** start of Data shown **

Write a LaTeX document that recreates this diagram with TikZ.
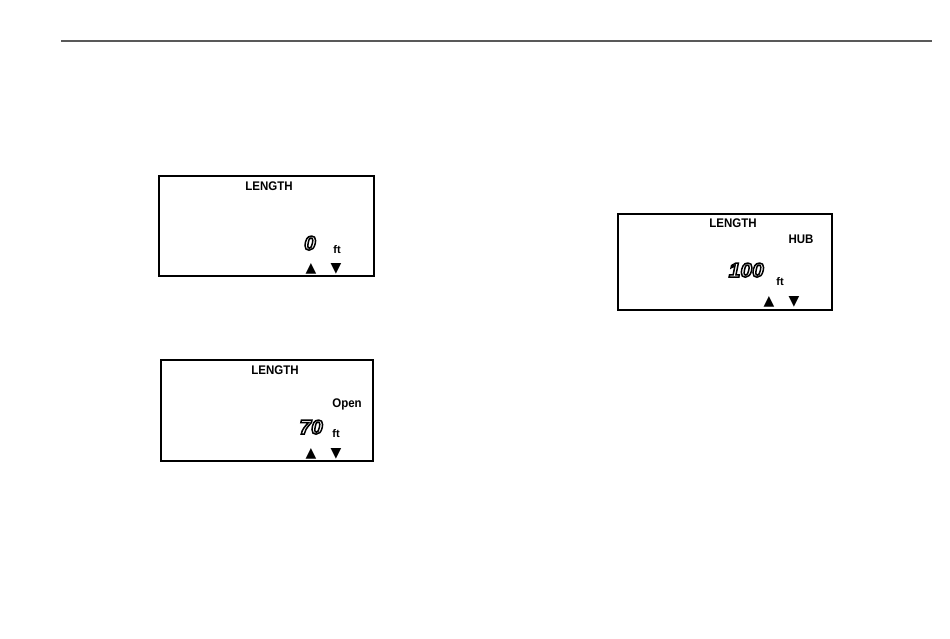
\documentclass[tikz,border=0pt]{standalone}
\usepackage{fontspec}
\setmainfont{Liberation Sans}
\newfontfamily\panelfont[FakeStretch=0.92]{Liberation Sans}
\newfontfamily\lcdfont[FakeStretch=1.05]{Liberation Sans}
\newfontfamily\symfont{DejaVu Sans}
\newcommand\hollow[1]{\special{pdf:literal direct 1.5 w 1 Tr}#1\special{pdf:literal direct 0 Tr}}

\begin{document}
\begin{tikzpicture}[x = 1pt, y = -1pt,
    lcdbox/.style = {draw, line width = 2pt},
    lbl/.style = {inner sep = 0pt, anchor = base, font = \fontsize{12.5}{12.5}\panelfont\bfseries},
    digits/.style = {inner sep = 0pt, anchor = base east, font = \fontsize{20}{20}\lcdfont\bfseries\itshape},
    unit/.style = {inner sep = 0pt, anchor = base, font = \fontsize{11}{11}\selectfont\bfseries},
    arrowsym/.style = {inner sep = 0pt, anchor = base, font = \fontsize{14}{14}\symfont}]
  \useasboundingbox (0,0) rectangle (950,638);
  \draw[black!65, line width = 1.3pt] (61,41) -- (932,41);

  % first display
  \begin{scope}[shift = {(159,176)}]
    \draw[lcdbox] (0,0) rectangle (215,100);
    \node[lbl] (len1) at (110,14) {LENGTH};
    \node[digits] (val1) at (157,74) {\hollow{0}};
    \node[unit] (ft1) at (178,77) {ft};
    \node[arrowsym] (up1) at (152,96) {▲};
    \node[arrowsym] (dn1) at (177,96) {▼};
  \end{scope}

  % second display
  \begin{scope}[shift = {(161,360)}]
    \draw[lcdbox] (0,0) rectangle (212,101);
    \node[lbl] (len2) at (114,14) {LENGTH};
    \node[lbl] (open2) at (186,47) {Open};
    \node[digits] (val2) at (162,74) {\hollow{70}};
    \node[unit] (ft2) at (175,77) {ft};
    \node[arrowsym] (up2) at (150,97) {▲};
    \node[arrowsym] (dn2) at (175,97) {▼};
  \end{scope}

  % third display
  \begin{scope}[shift = {(618,214)}]
    \draw[lcdbox, line width = 1.2pt] (0,0) rectangle (214,96);
    \node[lbl] (len3) at (115,13) {LENGTH};
    \node[lbl] (hub3) at (183,29) {HUB};
    \node[digits] (val3) at (146,63) {\hollow{100}};
    \node[unit] (ft3) at (162,71) {ft};
    \node[arrowsym] (up3) at (151,91) {▲};
    \node[arrowsym] (dn3) at (176,91) {▼};
  \end{scope}
\end{tikzpicture}
\end{document}
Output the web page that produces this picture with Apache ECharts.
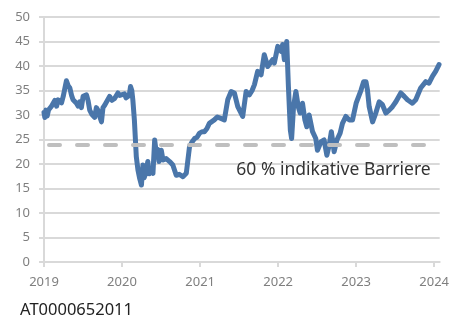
<!DOCTYPE html>
<html>
<head>
<meta charset="utf-8">
<script src="https://cdn.jsdelivr.net/npm/echarts@6/dist/echarts.min.js"></script>
<style>
  body { margin: 0; background: #fff; }
  #chart { width: 452px; height: 317px; }
</style>
</head>
<body>
<div id="chart"></div>
<script>
// Kursverlauf
var dates = [
  '2019-01-01','2019-01-05','2019-01-10','2019-01-16','2019-01-22','2019-01-29','2019-02-05','2019-02-13',
  '2019-02-21','2019-03-01','2019-03-08','2019-03-16','2019-03-24','2019-04-01','2019-04-09','2019-04-16',
  '2019-04-24','2019-05-02','2019-05-10','2019-05-17','2019-06-02','2019-06-10','2019-06-17','2019-06-25',
  '2019-07-03','2019-07-19','2019-07-26','2019-08-03','2019-08-12','2019-08-19','2019-08-26','2019-09-03',
  '2019-09-10','2019-09-19','2019-09-27','2019-10-04','2019-10-12','2019-10-20','2019-11-04','2019-11-15',
  '2019-11-28','2019-12-13','2019-12-22',
  '2020-01-13','2020-01-20','2020-01-27','2020-02-04','2020-02-10','2020-02-16','2020-02-21','2020-02-28',
  '2020-03-08','2020-03-16','2020-03-24','2020-04-01','2020-04-08','2020-04-14','2020-04-21','2020-05-01',
  '2020-05-07','2020-05-13','2020-05-25','2020-06-02','2020-06-10','2020-06-16','2020-06-22','2020-07-03',
  '2020-07-11','2020-07-26','2020-08-11','2020-08-26','2020-09-11','2020-09-25','2020-10-12','2020-10-28',
  '2020-11-12','2020-11-24','2020-12-06','2020-12-18','2020-12-29',
  '2021-01-11','2021-01-21','2021-02-01','2021-02-13','2021-03-08','2021-03-22','2021-04-08','2021-04-24',
  '2021-05-10','2021-05-26','2021-06-10','2021-06-26','2021-07-19','2021-08-04','2021-08-19','2021-09-01',
  '2021-09-12','2021-09-27','2021-10-13','2021-10-28','2021-11-13','2021-12-06','2021-12-14','2021-12-30',
  '2022-01-15','2022-01-22','2022-01-30','2022-02-10','2022-02-18','2022-02-27','2022-03-05','2022-03-14',
  '2022-03-25','2022-04-05','2022-04-14','2022-04-25','2022-05-06','2022-05-15','2022-05-26','2022-06-11',
  '2022-06-26','2022-07-04','2022-07-20','2022-08-04','2022-08-17','2022-08-28','2022-09-07','2022-09-20',
  '2022-10-03','2022-10-18','2022-10-29','2022-11-14','2022-11-29','2022-12-15','2022-12-23',
  '2023-01-01','2023-01-08','2023-01-24','2023-02-05','2023-02-16','2023-02-23','2023-03-03','2023-03-19',
  '2023-04-03','2023-04-19','2023-05-04','2023-05-20','2023-06-05','2023-06-20','2023-07-06','2023-07-29',
  '2023-08-14','2023-08-29','2023-09-21','2023-10-07','2023-10-30','2023-11-23','2023-12-08','2023-12-24',
  '2024-01-08','2024-01-24'
]
var prices = [
  30.5, 29.5, 31, 29.8, 31, 30.8, 31.8, 32,
  33, 31.8, 33.1, 33.5, 32.5, 33.8, 35.5, 37,
  36, 35.5, 34, 33.1, 32.4, 31.8, 32.7, 31.5,
  33.8, 34.1, 33, 31, 30.2, 30, 29.5, 31.5,
  31, 29.7, 28.6, 31.5, 32, 31.8, 33.8, 33,
  33.4, 34.5, 34,
  34.3, 33.5, 33.5, 34, 35.8, 35, 33, 29,
  21.5, 18.7, 17, 15.7, 19.8, 17.2, 18.1, 20.5,
  18, 18.7, 18.1, 24.9, 22.2, 23, 20.5, 22.8,
  20.8, 21.1, 20.5, 19.8, 17.7, 17.9, 17.4, 18.1,
  23.5, 24.5, 25.2, 25.5, 26.3,
  26.6, 26.6, 27.2, 28.3, 29, 29.6, 29.3, 29,
  33.1, 34.8, 34.5, 31.7, 29.7, 34.8, 34.1, 35,
  36.2, 38.9, 38.2, 42.3, 39.9, 41.3, 40.6, 44,
  43, 44.4, 41.3, 45, 35.8, 26.9, 25.2, 31.7,
  34.8, 31.7, 30.4, 32.4, 29, 27.6, 30, 26.6,
  25.2, 22.8, 24.5, 24.9, 21.8, 23.9, 26.6, 22.5,
  24.9, 26.3, 28.3, 29.7, 29, 29, 29,
  32.4, 32.4, 35.1, 36.8, 36.8, 35.1, 31.7, 28.6,
  30.4, 32.7, 32.1, 30.4, 31, 31.7, 32.7, 34.5,
  33.8, 33.1, 32.4, 33.1, 35.5, 36.8, 36.5, 37.9,
  38.9, 40.3
]
var barrier = 24
var barrierLabel = '60 % indikative Barriere'
var isin = 'AT0000652011'
var yMin = 0, yMax = 50, yStep = 5

var font = 'Noto Sans'
var gridColor = '#d9d9d9'

var myChart = echarts.init(document.getElementById('chart'))

var seriesData = dates.map(function (d, i) { return [d, prices[i]] })

var option = {
  animation: false,
  grid: { left: 44, right: 11, top: 17, bottom: 55 },
  title: {
    text: isin,
    left: 15,
    top: 297,
    textStyle: { fontFamily: font, fontSize: 16.5, fontWeight: 'normal', color: '#222' }
  },
  xAxis: {
    type: 'time',
    min: '2019-01-01',
    max: '2024-01-27',
    minInterval: 365 * 24 * 3600 * 1000,
    maxInterval: 366 * 24 * 3600 * 1000,
    axisLine: { lineStyle: { color: gridColor, width: 2 } },
    axisTick: { show: true, length: 5, lineStyle: { color: gridColor, width: 2 } },
    splitLine: { show: false },
    axisLabel: {
      margin: 14,
      color: '#7f7f7f',
      fontFamily: font,
      fontSize: 13,
      formatter: function (v) { return String(new Date(v).getFullYear()) }
    }
  },
  yAxis: {
    type: 'value',
    min: yMin,
    max: yMax,
    interval: yStep,
    axisLine: { show: true, lineStyle: { color: gridColor, width: 2 } },
    axisTick: { show: true, length: 5, lineStyle: { color: gridColor, width: 2 } },
    splitLine: { lineStyle: { color: gridColor, width: 2 } },
    axisLabel: { margin: 14, color: '#7f7f7f', fontFamily: font, fontSize: 13 }
  },
  series: [
    {
      type: 'line',
      data: seriesData,
      showSymbol: false,
      z: 2,
      lineStyle: { color: '#4a76aa', width: 5, join: 'round', cap: 'round' }
    },
    {
      // Barriere, über der Kurslinie gezeichnet
      type: 'line',
      data: [],
      z: 5,
      markLine: {
        silent: true,
        symbol: 'none',
        lineStyle: { color: '#bfbfbf', width: 4, type: [11, 17], cap: 'round', dashOffset: -5 },
        label: {
          position: 'insideEndBottom',
          distance: [9, 17],
          formatter: barrierLabel,
          fontFamily: font,
          fontSize: 17.5,
          color: '#333'
        },
        data: [{ yAxis: barrier }]
      }
    }
  ]
}

myChart.setOption(option)
</script>
</body>
</html>
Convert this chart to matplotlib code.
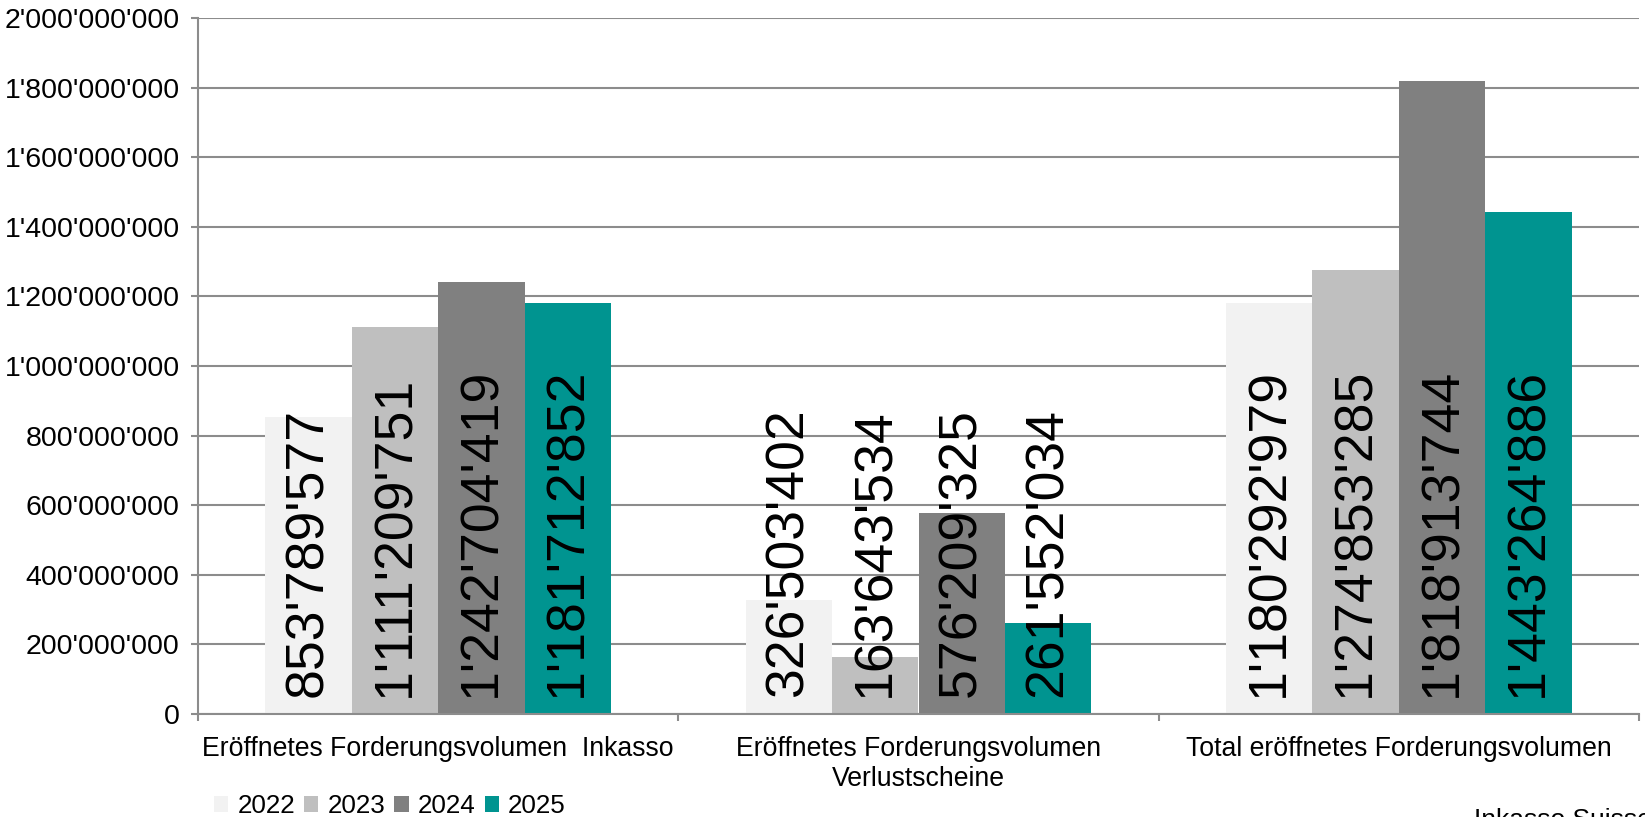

** end of Data shown **

Task goal: Going through the records above, state how many lines carry "this", with no other text.

The reply: 3